Biden signs order aimed at making voting easier

Biden signs order aimed at making voting easier
US President Joe Biden signed an executive order aimed at making it easier for Americans to vote.
3 min read
He announced the order in a pretaped speech (Getty)

US President Joe Biden on Sunday signed an executive order aimed at making it easier for Americans to vote at a time when new limits on their right to do so are pending in statehouses across the country.

He announced the order in a pretaped speech marking the anniversary of the 1965 civil rights march in Selma, Alabama, when peaceful Black marchers were attacked by police. That brutal suppression brought national attention to the issue of voting rights.

"Today, on the anniversary of Bloody Sunday, I am signing an executive order to make it easier for eligible voters to register to vote and improve access to voting," Biden said.

"Let the people vote."

Biden's move comes as several Republican-controlled state legislatures push to curtail voting access in response to Donald Trump's election loss and his repeated false claims of election fraud.

It also comes four days after the US House of Representatives passed a sweeping bill aimed at lowering voting barriers nationwide, a top Democratic priority but one stoutly opposed by Republicans.

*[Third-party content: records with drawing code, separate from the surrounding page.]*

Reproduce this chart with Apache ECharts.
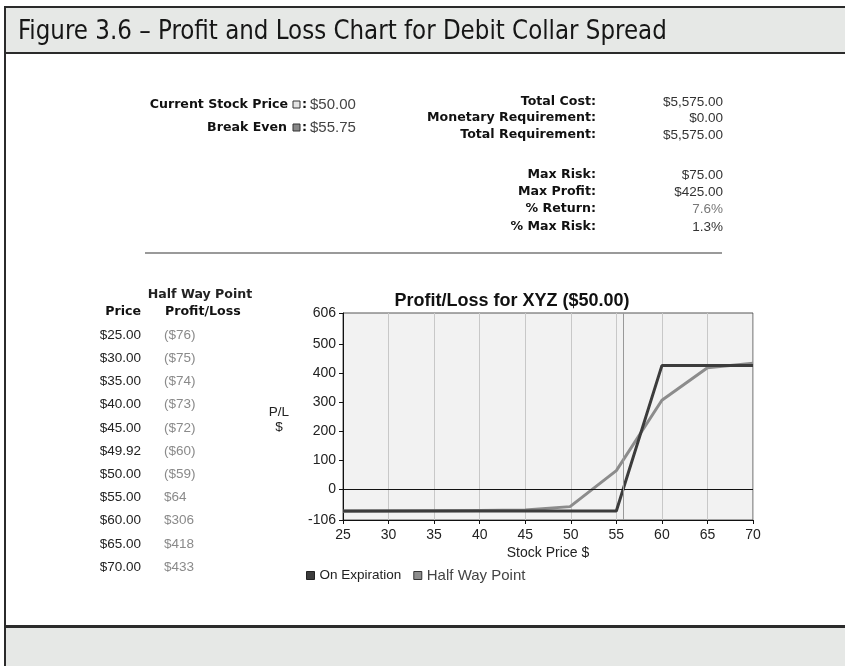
<!DOCTYPE html>
<html>
<head>
<meta charset="utf-8">
<script src="https://cdn.jsdelivr.net/npm/echarts@6/dist/echarts.min.js"></script>
<style>
  html, body { margin: 0; padding: 0; background: #fff; }
  #main { width: 845px; height: 666px; }
</style>
</head>
<body>
<div id="main"></div>
<script>
  // table / chart data
  const prices = [25, 30, 35, 40, 45, 49.92, 50, 55, 60, 65, 70];
  const halfWayPL = [-76, -75, -74, -73, -72, -60, -59, 64, 306, 418, 433];
  const expirationX = [25, 55, 60, 70];
  const expirationPL = [-75, -75, 425, 425];
  const yTicks = [-106, 0, 100, 200, 300, 400, 500, 606];
  const currentPrice = 50;
  const breakEven = 55.75;

  const summaryLabels = ['Total Cost:', 'Monetary Requirement:', 'Total Requirement:', 'Max Risk:', 'Max Profit:', '% Return:', '% Max Risk:'];
  const summaryValues = ['$5,575.00', '$0.00', '$5,575.00', '$75.00', '$425.00', '7.6%', '1.3%'];
  const summaryRowsY = [102, 118, 135, 175, 192, 209, 227];

  function money(v) {
    const s = '$' + Math.abs(v);
    return v < 0 ? '(' + s + ')' : s;
  }

  let chart = echarts.init(document.getElementById('main'));

  const labelFont = 'bold 12.6px "DejaVu Sans"';
  const valueFont = '13.5px "Liberation Sans"';
  const priceFont = '15px "Liberation Sans"';

  const graphics = [
    // header band
    { type: 'rect', shape: { x: 4, y: 6, width: 845, height: 48 }, style: { fill: '#e6e8e6', stroke: null }, z: 0 },
    { type: 'rect', shape: { x: 4, y: 6, width: 845, height: 2 }, style: { fill: '#2b2b2b' } },
    { type: 'rect', shape: { x: 4, y: 52, width: 845, height: 2 }, style: { fill: '#2b2b2b' } },
    // bottom band
    { type: 'rect', shape: { x: 4, y: 628, width: 845, height: 40 }, style: { fill: '#e6e8e6' } },
    { type: 'rect', shape: { x: 4, y: 625, width: 845, height: 3 }, style: { fill: '#2b2b2b' } },
    // left frame
    { type: 'rect', shape: { x: 4, y: 6, width: 2, height: 662 }, style: { fill: '#2b2b2b' } },
    {
      type: 'text', x: 18, y: 32, scaleX: 0.947,
      style: { text: 'Figure 3.6 – Profit and Loss Chart for Debit Collar Spread', font: '27px "DejaVu Sans Condensed"', fill: '#161616', verticalAlign: 'middle' }
    },
    // current price / break even
    { type: 'text', x: 288, y: 105, style: { text: 'Current Stock Price', font: labelFont, fill: '#111', align: 'right', verticalAlign: 'middle' } },
    { type: 'rect', shape: { x: 293, y: 101, width: 7, height: 7 }, style: { fill: '#e4e4e4', stroke: '#333', lineWidth: 1 } },
    { type: 'text', x: 302, y: 105, style: { text: ':', font: labelFont, fill: '#111', verticalAlign: 'middle' } },
    { type: 'text', x: 310, y: 105, style: { text: '$' + currentPrice.toFixed(2), font: priceFont, fill: '#444', verticalAlign: 'middle' } },
    { type: 'text', x: 287, y: 128, style: { text: 'Break Even', font: labelFont, fill: '#111', align: 'right', verticalAlign: 'middle' } },
    { type: 'rect', shape: { x: 293, y: 124, width: 7, height: 7 }, style: { fill: '#888', stroke: '#333', lineWidth: 1 } },
    { type: 'text', x: 302, y: 128, style: { text: ':', font: labelFont, fill: '#111', verticalAlign: 'middle' } },
    { type: 'text', x: 310, y: 128, style: { text: '$' + breakEven.toFixed(2), font: priceFont, fill: '#444', verticalAlign: 'middle' } },
    // separator
    { type: 'rect', shape: { x: 145, y: 252, width: 577, height: 2 }, style: { fill: '#9a9a9a' } },
    // left table headers
    { type: 'text', x: 200, y: 295, style: { text: 'Half Way Point', font: labelFont, fill: '#222', align: 'center', verticalAlign: 'middle' } },
    { type: 'text', x: 141, y: 312, style: { text: 'Price', font: labelFont, fill: '#111', align: 'right', verticalAlign: 'middle' } },
    { type: 'text', x: 165, y: 312, style: { text: 'Profit/Loss', font: labelFont, fill: '#111', verticalAlign: 'middle' } },
    // y axis name
    { type: 'text', x: 279, y: 420, style: { text: 'P/L\n$', font: '13.5px "Liberation Sans"', fill: '#222', align: 'center', verticalAlign: 'middle', lineHeight: 15 } }
  ];

  summaryLabels.forEach(function (lab, i) {
    graphics.push({ type: 'text', x: 596, y: summaryRowsY[i], style: { text: lab, font: labelFont, fill: '#111', align: 'right', verticalAlign: 'middle' } });
    graphics.push({ type: 'text', x: 723, y: summaryRowsY[i], style: { text: summaryValues[i], font: valueFont, fill: i === 5 ? '#777' : '#333', align: 'right', verticalAlign: 'middle' } });
  });

  prices.forEach(function (p, i) {
    const y = 335 + i * 23.2;
    graphics.push({ type: 'text', x: 141, y: y, style: { text: '$' + p.toFixed(2), font: valueFont, fill: '#222', align: 'right', verticalAlign: 'middle' } });
    graphics.push({ type: 'text', x: 164, y: y, style: { text: money(halfWayPL[i]), font: valueFont, fill: '#8a8a8a', verticalAlign: 'middle' } });
  });

  const option = {
    animation: false,
    backgroundColor: '#fff',
    title: {
      text: 'Profit/Loss for XYZ ($' + currentPrice.toFixed(2) + ')',
      left: 507,
      top: 287,
      textAlign: 'center',
      textStyle: { fontFamily: 'Liberation Sans', fontWeight: 'bold', fontSize: 18, color: '#111' }
    },
    legend: {
      left: 301,
      top: 563,
      icon: 'rect',
      itemWidth: 8,
      itemHeight: 8,
      itemGap: 12,
      textStyle: { fontFamily: 'Liberation Sans', fontSize: 13.5, color: '#222' },
      data: [
        { name: 'On Expiration', itemStyle: { color: '#3c3c3c', borderColor: '#222', borderWidth: 1 } },
        { name: 'Half Way Point', itemStyle: { color: '#8c8c8c', borderColor: '#333', borderWidth: 1 }, textStyle: { fontSize: 15, color: '#444' } }
      ]
    },
    grid: {
      left: 343, right: 92, top: 313, bottom: 146,
      show: true,
      backgroundColor: '#f2f2f2',
      borderColor: '#555',
      borderWidth: 1
    },
    xAxis: {
      type: 'value',
      min: 25, max: 70, interval: 5,
      name: 'Stock Price $',
      nameLocation: 'middle',
      nameGap: 26,
      nameTextStyle: { fontFamily: 'Liberation Sans', fontSize: 14, color: '#222' },
      axisLine: { onZero: false, lineStyle: { color: '#111', width: 1 } },
      axisTick: { length: 4, lineStyle: { color: '#111' } },
      axisLabel: { fontFamily: 'Liberation Sans', fontSize: 14, color: '#222', margin: 8 },
      splitLine: { show: true, lineStyle: { color: '#c8c8c8', width: 1 } }
    },
    yAxis: {
      type: 'value',
      min: -106, max: 606,
      axisLine: { show: true, onZero: false, lineStyle: { color: '#111', width: 1 } },
      axisTick: { show: true, length: 4, customValues: yTicks, lineStyle: { color: '#111' } },
      axisLabel: { fontFamily: 'Liberation Sans', fontSize: 14, color: '#222', margin: 7, customValues: yTicks },
      splitLine: { show: false }
    },
    series: [
      {
        name: 'On Expiration',
        type: 'line',
        data: expirationX.map(function (x, i) { return [x, expirationPL[i]]; }),
        symbol: 'none',
        lineStyle: { color: '#3c3c3c', width: 3 },
        itemStyle: { color: '#3c3c3c' },
        z: 3,
        markLine: {
          silent: true,
          symbol: 'none',
          label: { show: false },
          data: [
            { yAxis: 0, lineStyle: { color: '#111', width: 1, type: 'solid' } },
            { xAxis: breakEven, lineStyle: { color: '#999', width: 1, type: 'solid' } }
          ]
        }
      },
      {
        name: 'Half Way Point',
        type: 'line',
        data: prices.map(function (x, i) { return [x, halfWayPL[i]]; }),
        symbol: 'none',
        lineStyle: { color: '#8c8c8c', width: 3 },
        itemStyle: { color: '#8c8c8c' },
        z: 2
      }
    ],
    graphic: graphics
  };

  chart.setOption(option);

  window.addEventListener('resize', function () {
    chart.resize();
  });
</script>
</body>
</html>
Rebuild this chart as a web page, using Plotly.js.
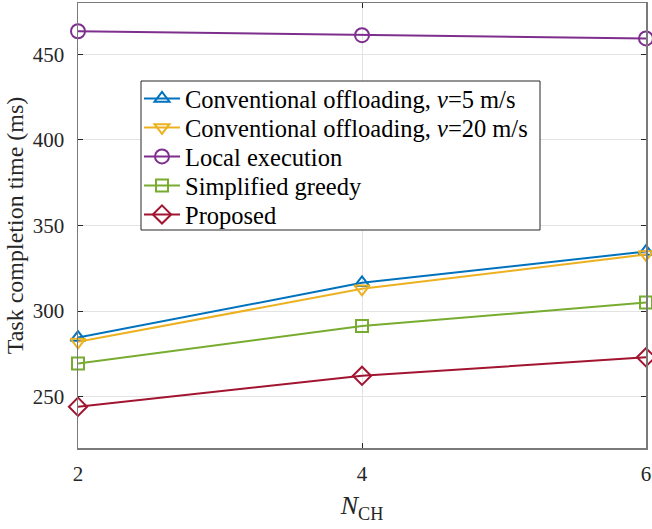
<!DOCTYPE html>
<html>
<head>
<meta charset="utf-8">
<script src="https://cdn.plot.ly/plotly-3.0.1.min.js"></script>
<style>html,body{margin:0;padding:0;background:#fff;}</style>
</head>
<body>
<div id="chart" style="width:652px;height:529px;"></div>
<script>
const nCH = [2, 4, 6];
const conv5 = [284.5, 316.5, 334.8];
const conv20 = [282, 313, 333.1];
const localExec = [463.5, 461.2, 459.3];
const greedy = [269.4, 291.3, 305];
const proposed = [244.1, 262.2, 273];

const names = [
  'Conventional offloading, <i>v</i>=5 m/s',
  'Conventional offloading, <i>v</i>=20 m/s',
  'Local execution',
  'Simplified greedy',
  'Proposed'
];
const colors = ['#0072BD', '#EDB120', '#7E2F8E', '#77AC30', '#A2142F'];
const symbols = ['triangle-up-open', 'triangle-down-open', 'circle-open', 'square-open', 'diamond-open'];
const sizes = [13, 13, 14, 12, 14];
const series = [conv5, conv20, localExec, greedy, proposed];
const legendIds = ['legend', 'legend2', 'legend3', 'legend4', 'legend5'];

const traces = series.map((ys, i) => ({
  x: nCH, y: ys, name: names[i], type: 'scatter', mode: 'lines+markers',
  legend: legendIds[i],
  line: {color: colors[i], width: 2},
  marker: {symbol: symbols[i], size: sizes[i], color: colors[i], line: {width: 2, color: colors[i]}},
  cliponaxis: false
}));

const FAM = 'Liberation Serif';

// plot area in pixels: top 3, bottom 448, left 78, right 646
const rowPix = [98.5, 127.5, 156.5, 185.5, 214.5];
const toPaperY = p => (448 - p) / 445;

const layout = {
  width: 652, height: 529,
  margin: {l: 78, r: 6, t: 3, b: 81, pad: 0},
  paper_bgcolor: '#fff', plot_bgcolor: '#fff',
  font: {family: FAM, size: 21, color: '#262626'},
  showlegend: true,
  shapes: [{
    type: 'rect', xref: 'paper', yref: 'paper',
    x0: (141 - 78) / 568, x1: (540 - 78) / 568,
    y0: toPaperY(230), y1: toPaperY(81),
    fillcolor: '#fff', line: {color: '#262626', width: 1}, layer: 'above'
  }],
  xaxis: {
    range: [2, 6], tickvals: [2, 4, 6], ticktext: ['2', '4', '6'],
    ticks: 'inside', ticklen: 5, tickcolor: '#262626', tickwidth: 1,
    showline: true, linecolor: '#7a7a7a', linewidth: 1.5, mirror: 'ticks',
    showgrid: true, gridcolor: '#e3e3e3', gridwidth: 1, zeroline: false,
    tickfont: {family: FAM, size: 21, color: '#262626'},
    ticklabelstandoff: 6,
    title: {text: '<i>N</i><sub>CH</sub>', font: {family: FAM, size: 26, color: '#262626'}, standoff: 11}
  },
  yaxis: {
    range: [220, 480], tickvals: [250, 300, 350, 400, 450],
    ticks: 'inside', ticklen: 5, tickcolor: '#262626', tickwidth: 1,
    showline: true, linecolor: '#7a7a7a', linewidth: 1.5, mirror: 'ticks',
    showgrid: true, gridcolor: '#e3e3e3', gridwidth: 1, zeroline: false,
    tickfont: {family: FAM, size: 21, color: '#262626'},
    ticklabelstandoff: 8,
    title: {text: 'Task completion time (ms)', font: {family: FAM, size: 24, color: '#262626'}, standoff: 2}
  }
};

legendIds.forEach((id, i) => {
  layout[id] = {
    x: (139 - 78) / 568, y: toPaperY(rowPix[i]), xanchor: 'left', yanchor: 'middle',
    bgcolor: 'rgba(0,0,0,0)', borderwidth: 0,
    font: {family: FAM, size: 24.5, color: '#000'},
    itemwidth: 36
  };
});

Plotly.newPlot('chart', traces, layout, {displayModeBar: false, staticPlot: true});
</script>
</body>
</html>
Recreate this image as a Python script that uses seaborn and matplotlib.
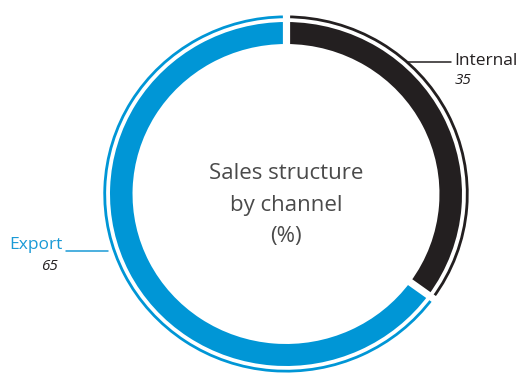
import numpy as np
import matplotlib
matplotlib.use("Agg")
import matplotlib.pyplot as plt
import seaborn as sns

# Sales structure by channel, in percent
channels = ["Internal", "Export"]
shares = [35, 65]
ring_colors = ["#231f20", "#0096d6"]
label_colors = ["#231f20", "#1a9ad6"]
title_lines = ["Sales structure", "by channel", "(%)"]

sns.set_theme(style="white")
plt.rcParams["font.family"] = ["Open Sans", "DejaVu Sans"]

W, H = 518, 377
fig = plt.figure(figsize=(W / 100, H / 100), dpi=100)
ax = fig.add_axes([0, 0, 1, 1])

# ring centre and radii in pixels
cx, cy = 286, 194
rx, ry = 176, 172


def px(x):
    return (x - cx) / rx


def py(y):
    return (cy - y) / ry


# main thick ring
ax.pie(shares, colors=ring_colors, startangle=90, counterclock=False,
       radius=1.0, wedgeprops=dict(width=0.128, linewidth=0))
# thin outer ring
ax.pie(shares, colors=ring_colors, startangle=90, counterclock=False,
       radius=1.038, wedgeprops=dict(width=0.016, linewidth=0))

# white separators at the slice boundaries
bounds = np.cumsum([0] + shares[:-1]) / sum(shares) * 2 * np.pi
for a in bounds:
    r = np.array([0.8, 1.1])
    ax.plot(r * np.sin(a), r * np.cos(a), color="white", lw=5.2,
            solid_capstyle="butt", zorder=5)

ax.set_xlim(px(0), px(W))
ax.set_ylim(py(H), py(0))
ax.set_aspect("auto")
ax.axis("off")

# centre caption
ax.text(px(286), py(205), "\n".join(title_lines), ha="center", va="center",
        fontsize=16, color="#4a4a4a", linespacing=1.68)

# Internal label
ax.plot([px(408), px(451)], [py(62), py(62)], color=label_colors[0], lw=1.1)
ax.text(px(454), py(61), channels[0], ha="left", va="center",
        fontsize=12.5, color=label_colors[0])
ax.text(px(455), py(80), f"{shares[0]}", ha="left", va="center",
        fontsize=11, style="italic", color="#231f20")

# Export label
ax.plot([px(66), px(108)], [py(251), py(251)], color=label_colors[1], lw=1.1)
ax.text(px(63), py(245), channels[1], ha="right", va="center",
        fontsize=12.5, color=label_colors[1])
ax.text(px(58), py(266), f"{shares[1]}", ha="right", va="center",
        fontsize=11, style="italic", color="#231f20")

fig.savefig("out.png", dpi=100)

The For the People Act would expand no-excuse voting by mail, make voter registration automatic, outlaw partisan redistricting and impose new requirements on so-called dark money donations to political groups.

But the bill, which Biden supports, faces a deeply uncertain fate, needing 60 votes to move forward in a Senate divided 50-50 between Democrats and Republicans.

Biden's order makes clear that voting rights are an administration priority, ordering all federal agencies to review ways to improve voting practices, with a particular focus on voters with disabilities, the incarcerated and other underserved groups.

But it contains few concrete and immediate changes and might have limited impact on the efforts in Republican states to restrict voting practices.

"The president doesn't have the executive authority to prevent a state from taking that kind of action," an administration official said in a briefing Saturday.

The order directs federal agencies to submit a "strategic plan" within 200 days outlining ways they can promote voter registration and participation.

It also directs the federal chief information officer to improve or modernize federal websites that provide election and voting information.

In his remarks Sunday, Biden said efforts to undermine the 2020 election results, which led to the January 6 attack on the Capitol, were now being followed "by an all-out assault on the right to vote in state legislatures all across the country."

"Elected officials in 43 states have already introduced more than 250 bills to make it harder for Americans to vote. We cannot let them succeed."

If the president's influence over state laws is limited, the administration briefer said he is doing all he can.

"He's leaving no cards on the table," she said.